No circularity: purely empirical experiment with no derivations or self-referential predictions

full rationale

The paper reports results from a controlled experiment (n=37) using eye-tracking to measure effects of urgency and reputation labels on code review behavior. No equations, fitted parameters, predictions derived from inputs, or load-bearing self-citations appear in the provided text or abstract. Claims rest on direct observational outcomes (review time, cognitive load via eye-tracking, perceived quality) rather than any chain that reduces to its own definitions or prior author work by construction. This is self-contained empirical work.

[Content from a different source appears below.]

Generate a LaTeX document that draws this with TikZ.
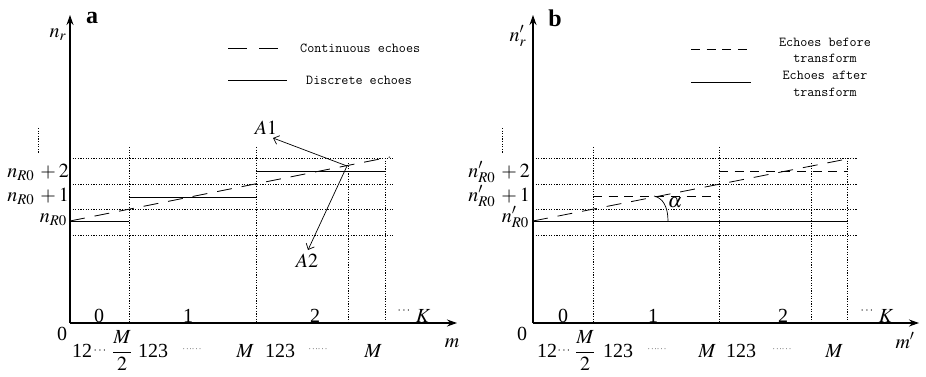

Axiom & Free-Parameter Ledger

0 free parameters · 2 axioms · 0 invented entities

The study rests on standard HCI assumptions about eye tracking validity and participant perception of experimental labels; no free parameters or invented entities are introduced.

axioms (2)
  • domain assumption Eye tracking metrics (fixations, scan paths) validly reflect cognitive load and attention allocation during code review tasks
    Invoked in the interpretation of visual scanning variations and cognitive load claims.
  • domain assumption Participants perceive and respond to the provided urgency and reputation labels as intended in the experimental materials
    Required for attributing behavioral differences to these factors.